Set task: Collect each line of the records containing the string "this".

Supplied material:

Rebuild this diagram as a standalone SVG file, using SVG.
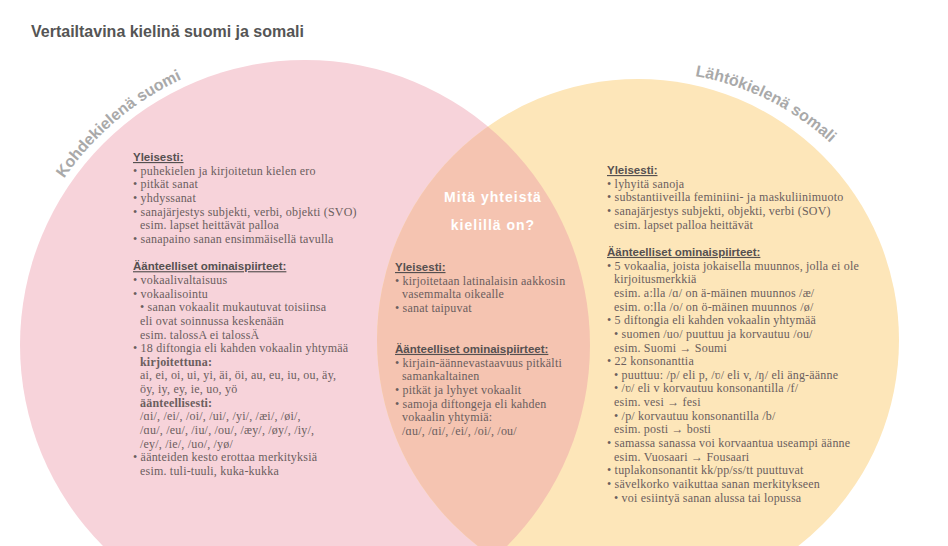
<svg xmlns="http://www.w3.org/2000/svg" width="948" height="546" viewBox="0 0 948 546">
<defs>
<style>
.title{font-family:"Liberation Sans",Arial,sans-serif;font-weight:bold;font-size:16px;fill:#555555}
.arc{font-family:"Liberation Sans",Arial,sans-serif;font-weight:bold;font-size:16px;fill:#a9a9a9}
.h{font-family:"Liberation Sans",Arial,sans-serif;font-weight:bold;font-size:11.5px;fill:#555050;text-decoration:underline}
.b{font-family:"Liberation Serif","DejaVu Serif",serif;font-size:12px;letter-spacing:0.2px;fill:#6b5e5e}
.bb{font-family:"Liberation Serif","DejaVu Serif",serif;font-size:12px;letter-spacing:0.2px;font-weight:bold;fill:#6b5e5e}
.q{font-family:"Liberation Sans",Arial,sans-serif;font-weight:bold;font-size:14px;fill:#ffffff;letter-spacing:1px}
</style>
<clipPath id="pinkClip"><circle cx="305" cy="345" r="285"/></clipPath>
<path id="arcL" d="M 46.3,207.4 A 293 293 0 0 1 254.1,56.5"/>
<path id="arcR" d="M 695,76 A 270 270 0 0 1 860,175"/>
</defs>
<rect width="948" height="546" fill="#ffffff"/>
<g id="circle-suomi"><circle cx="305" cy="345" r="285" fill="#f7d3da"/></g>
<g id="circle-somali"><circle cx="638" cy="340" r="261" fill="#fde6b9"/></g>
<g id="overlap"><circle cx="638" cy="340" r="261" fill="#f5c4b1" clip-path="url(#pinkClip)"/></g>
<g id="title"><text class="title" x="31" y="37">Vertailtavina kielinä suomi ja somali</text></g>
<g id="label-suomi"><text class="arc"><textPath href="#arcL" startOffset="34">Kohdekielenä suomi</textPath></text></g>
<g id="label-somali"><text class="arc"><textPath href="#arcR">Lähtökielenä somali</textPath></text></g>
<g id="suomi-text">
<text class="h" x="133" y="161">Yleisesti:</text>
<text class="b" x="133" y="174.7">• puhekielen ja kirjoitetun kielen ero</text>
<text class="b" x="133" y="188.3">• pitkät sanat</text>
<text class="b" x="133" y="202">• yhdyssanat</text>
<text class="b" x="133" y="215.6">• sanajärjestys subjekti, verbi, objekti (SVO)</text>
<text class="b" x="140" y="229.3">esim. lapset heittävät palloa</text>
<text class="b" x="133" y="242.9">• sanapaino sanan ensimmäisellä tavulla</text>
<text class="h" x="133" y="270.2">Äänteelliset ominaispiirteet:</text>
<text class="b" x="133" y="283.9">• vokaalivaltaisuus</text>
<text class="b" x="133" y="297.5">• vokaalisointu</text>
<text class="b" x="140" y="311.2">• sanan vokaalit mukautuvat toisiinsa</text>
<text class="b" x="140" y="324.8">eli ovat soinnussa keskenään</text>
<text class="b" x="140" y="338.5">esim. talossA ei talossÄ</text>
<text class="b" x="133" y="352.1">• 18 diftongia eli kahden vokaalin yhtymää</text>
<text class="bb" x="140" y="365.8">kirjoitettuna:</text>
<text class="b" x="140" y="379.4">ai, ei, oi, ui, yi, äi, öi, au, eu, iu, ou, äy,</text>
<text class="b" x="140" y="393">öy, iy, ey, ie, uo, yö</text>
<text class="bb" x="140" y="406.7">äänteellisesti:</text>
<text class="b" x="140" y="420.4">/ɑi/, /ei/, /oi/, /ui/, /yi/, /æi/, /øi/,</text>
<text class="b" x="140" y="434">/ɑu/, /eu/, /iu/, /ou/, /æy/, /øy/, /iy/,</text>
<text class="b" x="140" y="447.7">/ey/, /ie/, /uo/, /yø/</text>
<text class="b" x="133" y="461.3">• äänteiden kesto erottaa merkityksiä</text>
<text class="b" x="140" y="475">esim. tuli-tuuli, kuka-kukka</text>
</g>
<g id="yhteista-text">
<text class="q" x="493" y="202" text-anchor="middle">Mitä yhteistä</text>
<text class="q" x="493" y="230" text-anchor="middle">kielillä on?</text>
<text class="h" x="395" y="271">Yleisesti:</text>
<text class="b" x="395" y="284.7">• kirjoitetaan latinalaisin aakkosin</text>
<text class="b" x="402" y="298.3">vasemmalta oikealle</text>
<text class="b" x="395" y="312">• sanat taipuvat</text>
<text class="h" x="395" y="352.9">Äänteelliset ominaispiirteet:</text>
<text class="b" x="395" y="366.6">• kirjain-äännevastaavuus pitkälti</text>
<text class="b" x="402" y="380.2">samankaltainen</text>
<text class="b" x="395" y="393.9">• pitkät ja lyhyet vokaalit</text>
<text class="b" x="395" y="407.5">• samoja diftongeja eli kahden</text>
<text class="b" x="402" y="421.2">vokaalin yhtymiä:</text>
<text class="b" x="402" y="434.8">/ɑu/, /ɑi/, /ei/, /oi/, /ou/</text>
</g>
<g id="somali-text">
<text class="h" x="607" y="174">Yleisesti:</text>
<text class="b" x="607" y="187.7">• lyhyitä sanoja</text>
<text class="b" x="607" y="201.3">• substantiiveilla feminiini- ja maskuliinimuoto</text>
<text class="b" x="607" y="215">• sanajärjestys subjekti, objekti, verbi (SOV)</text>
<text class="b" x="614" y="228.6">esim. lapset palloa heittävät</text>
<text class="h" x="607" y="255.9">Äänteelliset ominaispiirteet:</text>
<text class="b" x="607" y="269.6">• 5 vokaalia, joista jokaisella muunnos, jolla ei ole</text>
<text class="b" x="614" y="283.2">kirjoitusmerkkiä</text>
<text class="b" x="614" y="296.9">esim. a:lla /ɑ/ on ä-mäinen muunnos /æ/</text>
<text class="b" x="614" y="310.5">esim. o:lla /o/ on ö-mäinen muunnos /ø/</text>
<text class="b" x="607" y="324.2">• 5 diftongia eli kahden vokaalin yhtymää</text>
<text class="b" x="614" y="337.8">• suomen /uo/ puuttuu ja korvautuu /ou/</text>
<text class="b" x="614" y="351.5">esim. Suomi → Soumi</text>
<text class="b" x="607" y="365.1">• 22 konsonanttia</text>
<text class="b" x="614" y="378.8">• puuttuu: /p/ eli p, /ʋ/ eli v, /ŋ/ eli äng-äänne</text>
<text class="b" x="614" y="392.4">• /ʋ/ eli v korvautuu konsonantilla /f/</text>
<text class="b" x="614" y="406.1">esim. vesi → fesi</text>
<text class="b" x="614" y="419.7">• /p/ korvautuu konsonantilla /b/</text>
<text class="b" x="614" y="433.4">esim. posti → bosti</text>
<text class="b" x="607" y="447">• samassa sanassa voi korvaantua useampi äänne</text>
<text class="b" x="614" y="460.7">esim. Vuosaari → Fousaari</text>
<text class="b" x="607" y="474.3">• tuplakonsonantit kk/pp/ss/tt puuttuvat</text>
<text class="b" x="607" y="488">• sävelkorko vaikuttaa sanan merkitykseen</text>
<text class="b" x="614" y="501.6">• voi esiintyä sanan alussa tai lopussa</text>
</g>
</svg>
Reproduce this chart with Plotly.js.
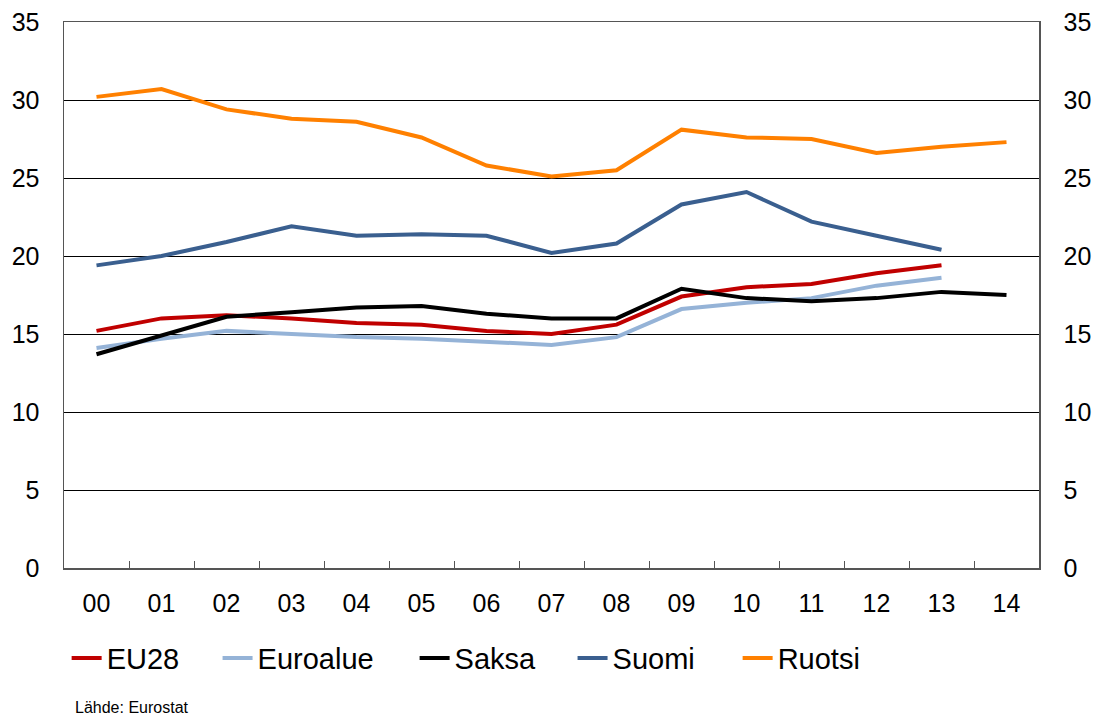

Reply to the exercise:
Rebuild this diagram as a standalone SVG file, using SVG.
Reproduce this chart with Plotly.js.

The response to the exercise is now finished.